┌────────

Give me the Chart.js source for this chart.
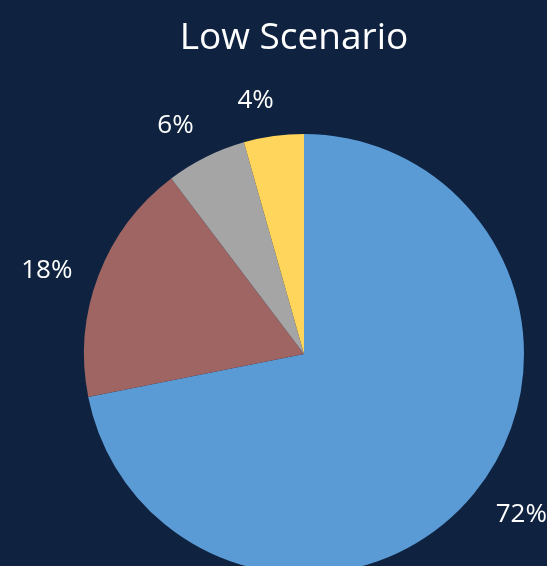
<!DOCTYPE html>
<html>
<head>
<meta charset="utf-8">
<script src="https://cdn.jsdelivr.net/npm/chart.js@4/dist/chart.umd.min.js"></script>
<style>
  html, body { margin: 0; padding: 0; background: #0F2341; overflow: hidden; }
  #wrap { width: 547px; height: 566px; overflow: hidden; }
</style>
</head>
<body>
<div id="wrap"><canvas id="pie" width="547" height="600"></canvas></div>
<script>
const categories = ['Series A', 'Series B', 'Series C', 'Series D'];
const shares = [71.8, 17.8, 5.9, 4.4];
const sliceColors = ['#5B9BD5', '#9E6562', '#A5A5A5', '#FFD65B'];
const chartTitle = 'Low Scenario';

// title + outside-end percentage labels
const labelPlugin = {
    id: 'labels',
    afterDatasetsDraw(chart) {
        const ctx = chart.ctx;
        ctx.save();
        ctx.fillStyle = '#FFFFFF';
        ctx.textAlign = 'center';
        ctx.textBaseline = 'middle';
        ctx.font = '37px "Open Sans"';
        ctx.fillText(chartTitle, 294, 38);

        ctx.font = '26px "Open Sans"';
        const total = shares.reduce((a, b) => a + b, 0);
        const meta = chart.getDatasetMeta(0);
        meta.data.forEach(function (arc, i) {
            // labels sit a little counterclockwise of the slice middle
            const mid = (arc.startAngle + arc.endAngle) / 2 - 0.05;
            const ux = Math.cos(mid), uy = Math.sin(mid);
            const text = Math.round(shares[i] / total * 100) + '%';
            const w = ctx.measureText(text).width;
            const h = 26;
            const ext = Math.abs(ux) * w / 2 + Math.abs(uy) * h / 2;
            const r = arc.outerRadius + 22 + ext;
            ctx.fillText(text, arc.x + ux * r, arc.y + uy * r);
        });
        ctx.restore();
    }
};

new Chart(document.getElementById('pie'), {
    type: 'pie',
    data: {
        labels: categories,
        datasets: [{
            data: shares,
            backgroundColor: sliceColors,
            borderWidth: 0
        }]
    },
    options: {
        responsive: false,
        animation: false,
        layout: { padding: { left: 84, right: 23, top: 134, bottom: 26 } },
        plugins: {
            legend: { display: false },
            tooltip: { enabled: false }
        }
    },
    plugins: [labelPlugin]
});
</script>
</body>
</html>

└────────
┌────────

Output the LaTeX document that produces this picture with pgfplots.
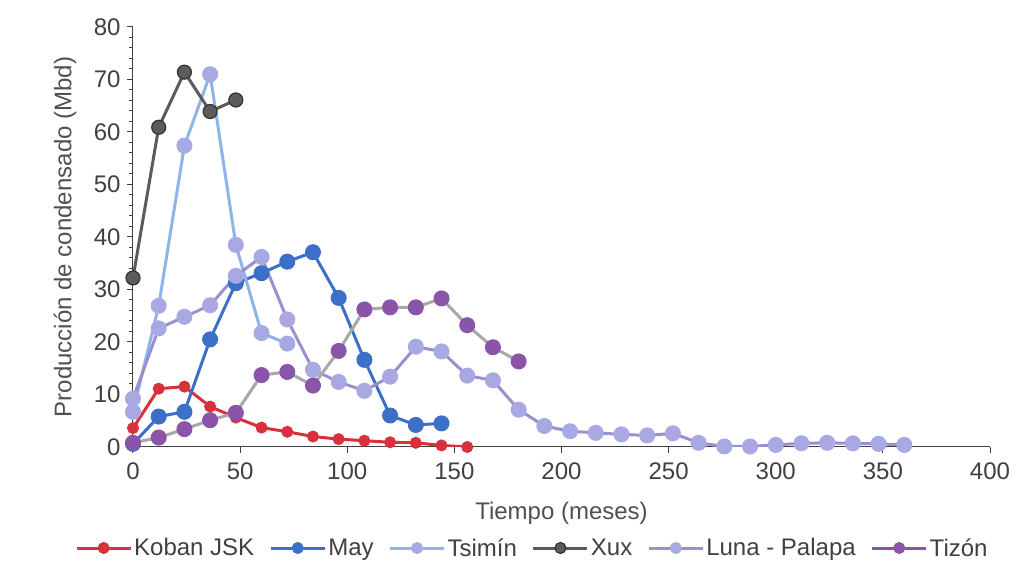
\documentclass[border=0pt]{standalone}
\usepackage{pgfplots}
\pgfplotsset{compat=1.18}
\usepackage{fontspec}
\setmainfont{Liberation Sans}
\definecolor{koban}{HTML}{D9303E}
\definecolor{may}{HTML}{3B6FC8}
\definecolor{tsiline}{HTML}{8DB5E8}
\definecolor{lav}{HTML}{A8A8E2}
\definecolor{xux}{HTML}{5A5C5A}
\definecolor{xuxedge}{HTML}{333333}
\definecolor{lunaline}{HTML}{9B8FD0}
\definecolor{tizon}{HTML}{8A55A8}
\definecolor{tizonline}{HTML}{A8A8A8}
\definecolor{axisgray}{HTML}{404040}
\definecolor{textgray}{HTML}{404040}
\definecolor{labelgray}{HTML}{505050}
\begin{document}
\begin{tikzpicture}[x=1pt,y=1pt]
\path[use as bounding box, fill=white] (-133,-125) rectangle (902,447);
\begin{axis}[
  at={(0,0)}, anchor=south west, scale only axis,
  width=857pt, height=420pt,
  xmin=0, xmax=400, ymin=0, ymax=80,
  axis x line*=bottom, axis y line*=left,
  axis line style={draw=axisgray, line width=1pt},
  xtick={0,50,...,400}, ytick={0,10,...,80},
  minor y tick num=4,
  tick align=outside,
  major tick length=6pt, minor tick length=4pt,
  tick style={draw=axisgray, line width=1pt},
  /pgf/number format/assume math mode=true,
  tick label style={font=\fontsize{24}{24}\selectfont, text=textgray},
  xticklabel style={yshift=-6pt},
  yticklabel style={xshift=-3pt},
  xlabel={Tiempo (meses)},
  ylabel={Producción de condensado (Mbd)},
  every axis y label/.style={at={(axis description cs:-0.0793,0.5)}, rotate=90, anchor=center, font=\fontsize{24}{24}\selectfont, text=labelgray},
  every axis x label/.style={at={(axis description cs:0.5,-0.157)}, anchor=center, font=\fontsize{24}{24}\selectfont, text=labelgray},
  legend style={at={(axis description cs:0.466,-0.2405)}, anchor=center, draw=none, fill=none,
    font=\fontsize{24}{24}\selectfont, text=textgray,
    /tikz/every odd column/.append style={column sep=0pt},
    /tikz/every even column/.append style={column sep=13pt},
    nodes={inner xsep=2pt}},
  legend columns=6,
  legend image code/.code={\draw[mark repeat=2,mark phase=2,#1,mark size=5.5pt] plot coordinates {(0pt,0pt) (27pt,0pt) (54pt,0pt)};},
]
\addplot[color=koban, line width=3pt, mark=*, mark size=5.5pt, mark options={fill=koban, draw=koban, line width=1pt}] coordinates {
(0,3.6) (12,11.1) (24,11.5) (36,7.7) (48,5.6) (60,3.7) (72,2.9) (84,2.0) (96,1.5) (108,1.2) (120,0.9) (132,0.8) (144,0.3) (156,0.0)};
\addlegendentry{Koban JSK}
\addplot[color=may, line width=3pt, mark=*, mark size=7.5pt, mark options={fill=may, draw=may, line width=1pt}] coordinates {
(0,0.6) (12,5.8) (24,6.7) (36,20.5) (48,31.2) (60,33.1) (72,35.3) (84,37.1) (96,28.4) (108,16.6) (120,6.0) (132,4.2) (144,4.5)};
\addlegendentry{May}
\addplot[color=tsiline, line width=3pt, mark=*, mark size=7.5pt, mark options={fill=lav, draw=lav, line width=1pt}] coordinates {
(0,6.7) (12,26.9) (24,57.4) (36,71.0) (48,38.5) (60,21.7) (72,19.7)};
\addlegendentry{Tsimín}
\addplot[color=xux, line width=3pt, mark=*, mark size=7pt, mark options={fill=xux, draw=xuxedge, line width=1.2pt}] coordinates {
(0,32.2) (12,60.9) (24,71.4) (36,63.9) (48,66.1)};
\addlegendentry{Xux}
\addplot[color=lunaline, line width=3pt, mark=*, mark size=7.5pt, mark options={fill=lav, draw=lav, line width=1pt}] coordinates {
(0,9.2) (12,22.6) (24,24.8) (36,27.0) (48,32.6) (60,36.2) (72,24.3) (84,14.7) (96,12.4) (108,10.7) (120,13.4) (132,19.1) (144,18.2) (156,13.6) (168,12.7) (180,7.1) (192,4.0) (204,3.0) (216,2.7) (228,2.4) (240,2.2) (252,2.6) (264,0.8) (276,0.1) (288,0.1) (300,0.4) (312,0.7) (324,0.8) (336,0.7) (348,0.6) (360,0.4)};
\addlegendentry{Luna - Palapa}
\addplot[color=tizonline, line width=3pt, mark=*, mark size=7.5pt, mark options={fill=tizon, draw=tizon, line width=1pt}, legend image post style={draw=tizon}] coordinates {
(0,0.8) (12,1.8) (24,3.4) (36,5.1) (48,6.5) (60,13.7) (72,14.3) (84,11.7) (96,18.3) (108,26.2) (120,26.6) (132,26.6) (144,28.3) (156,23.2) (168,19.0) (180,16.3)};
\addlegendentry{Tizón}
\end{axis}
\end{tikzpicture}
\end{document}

└────────
┌────────

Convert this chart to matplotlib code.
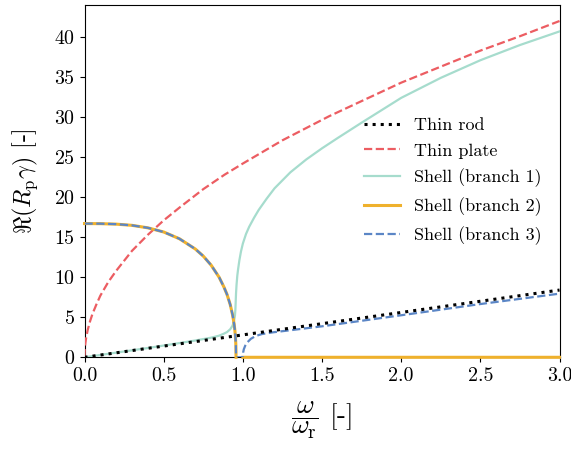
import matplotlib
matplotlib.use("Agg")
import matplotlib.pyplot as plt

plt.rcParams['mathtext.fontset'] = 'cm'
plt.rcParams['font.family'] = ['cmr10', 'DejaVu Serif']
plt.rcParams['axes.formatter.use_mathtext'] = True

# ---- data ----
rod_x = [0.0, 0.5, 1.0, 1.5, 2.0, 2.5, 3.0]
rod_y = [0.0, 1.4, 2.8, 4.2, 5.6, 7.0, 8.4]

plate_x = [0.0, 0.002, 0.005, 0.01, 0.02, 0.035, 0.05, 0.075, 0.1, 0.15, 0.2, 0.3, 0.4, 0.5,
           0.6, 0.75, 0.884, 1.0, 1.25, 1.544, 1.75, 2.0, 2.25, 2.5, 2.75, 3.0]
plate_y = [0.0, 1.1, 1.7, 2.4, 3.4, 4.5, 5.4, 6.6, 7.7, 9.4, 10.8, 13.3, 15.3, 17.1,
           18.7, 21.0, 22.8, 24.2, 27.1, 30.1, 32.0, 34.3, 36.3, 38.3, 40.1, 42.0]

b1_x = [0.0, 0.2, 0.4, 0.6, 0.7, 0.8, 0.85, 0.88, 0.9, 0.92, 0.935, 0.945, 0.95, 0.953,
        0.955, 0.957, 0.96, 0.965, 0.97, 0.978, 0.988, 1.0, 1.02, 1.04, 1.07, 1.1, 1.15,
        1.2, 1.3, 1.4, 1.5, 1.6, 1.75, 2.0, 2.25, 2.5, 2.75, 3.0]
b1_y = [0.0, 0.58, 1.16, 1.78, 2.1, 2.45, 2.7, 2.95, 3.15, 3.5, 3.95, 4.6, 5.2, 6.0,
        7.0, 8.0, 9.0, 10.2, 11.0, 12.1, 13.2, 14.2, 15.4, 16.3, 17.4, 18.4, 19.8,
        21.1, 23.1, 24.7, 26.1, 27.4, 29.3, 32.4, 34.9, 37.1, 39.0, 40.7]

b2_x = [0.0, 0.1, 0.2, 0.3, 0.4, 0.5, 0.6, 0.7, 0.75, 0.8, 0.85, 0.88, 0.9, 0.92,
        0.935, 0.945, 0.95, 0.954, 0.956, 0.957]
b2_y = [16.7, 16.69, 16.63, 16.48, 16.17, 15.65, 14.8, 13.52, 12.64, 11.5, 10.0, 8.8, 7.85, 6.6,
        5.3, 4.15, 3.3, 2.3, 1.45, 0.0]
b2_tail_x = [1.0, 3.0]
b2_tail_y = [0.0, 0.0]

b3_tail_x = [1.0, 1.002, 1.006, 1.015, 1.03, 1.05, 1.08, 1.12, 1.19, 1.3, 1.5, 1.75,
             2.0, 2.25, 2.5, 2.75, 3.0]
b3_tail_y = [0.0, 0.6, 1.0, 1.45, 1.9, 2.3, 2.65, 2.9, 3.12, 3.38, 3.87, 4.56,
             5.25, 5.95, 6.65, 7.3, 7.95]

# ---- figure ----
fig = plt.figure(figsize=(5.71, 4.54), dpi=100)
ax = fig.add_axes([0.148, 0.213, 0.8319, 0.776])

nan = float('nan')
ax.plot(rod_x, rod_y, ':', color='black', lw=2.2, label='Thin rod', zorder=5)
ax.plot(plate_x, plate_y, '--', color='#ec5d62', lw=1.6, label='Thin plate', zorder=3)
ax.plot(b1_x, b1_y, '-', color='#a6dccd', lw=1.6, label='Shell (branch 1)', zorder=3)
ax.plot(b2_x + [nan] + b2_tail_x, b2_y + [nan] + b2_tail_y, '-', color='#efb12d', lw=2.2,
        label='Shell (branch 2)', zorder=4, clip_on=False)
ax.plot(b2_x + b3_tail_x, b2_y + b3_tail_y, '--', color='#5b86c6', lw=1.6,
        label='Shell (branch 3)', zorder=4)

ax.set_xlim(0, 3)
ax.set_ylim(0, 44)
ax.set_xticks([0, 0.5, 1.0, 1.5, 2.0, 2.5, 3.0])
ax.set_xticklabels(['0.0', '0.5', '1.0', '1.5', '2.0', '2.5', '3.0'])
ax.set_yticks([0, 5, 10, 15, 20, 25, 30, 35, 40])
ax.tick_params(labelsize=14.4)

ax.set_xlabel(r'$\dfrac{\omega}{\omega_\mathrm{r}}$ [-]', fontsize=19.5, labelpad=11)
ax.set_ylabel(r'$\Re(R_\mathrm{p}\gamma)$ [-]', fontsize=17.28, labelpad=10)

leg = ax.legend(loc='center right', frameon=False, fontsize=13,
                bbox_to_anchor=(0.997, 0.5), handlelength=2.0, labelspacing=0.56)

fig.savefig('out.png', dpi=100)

└────────

Written exercise: Make an exact copy of the lines from the one containing "Convert this chart to matplotlib code." to the one containing "38.3, 40.1, 42.0]", keeping both and leaving out every picture.

Complete answer:
Convert this chart to matplotlib code.
import matplotlib
matplotlib.use("Agg")
import matplotlib.pyplot as plt

plt.rcParams['mathtext.fontset'] = 'cm'
plt.rcParams['font.family'] = ['cmr10', 'DejaVu Serif']
plt.rcParams['axes.formatter.use_mathtext'] = True

# ---- data ----
rod_x = [0.0, 0.5, 1.0, 1.5, 2.0, 2.5, 3.0]
rod_y = [0.0, 1.4, 2.8, 4.2, 5.6, 7.0, 8.4]

plate_x = [0.0, 0.002, 0.005, 0.01, 0.02, 0.035, 0.05, 0.075, 0.1, 0.15, 0.2, 0.3, 0.4, 0.5,
           0.6, 0.75, 0.884, 1.0, 1.25, 1.544, 1.75, 2.0, 2.25, 2.5, 2.75, 3.0]
plate_y = [0.0, 1.1, 1.7, 2.4, 3.4, 4.5, 5.4, 6.6, 7.7, 9.4, 10.8, 13.3, 15.3, 17.1,
           18.7, 21.0, 22.8, 24.2, 27.1, 30.1, 32.0, 34.3, 36.3, 38.3, 40.1, 42.0]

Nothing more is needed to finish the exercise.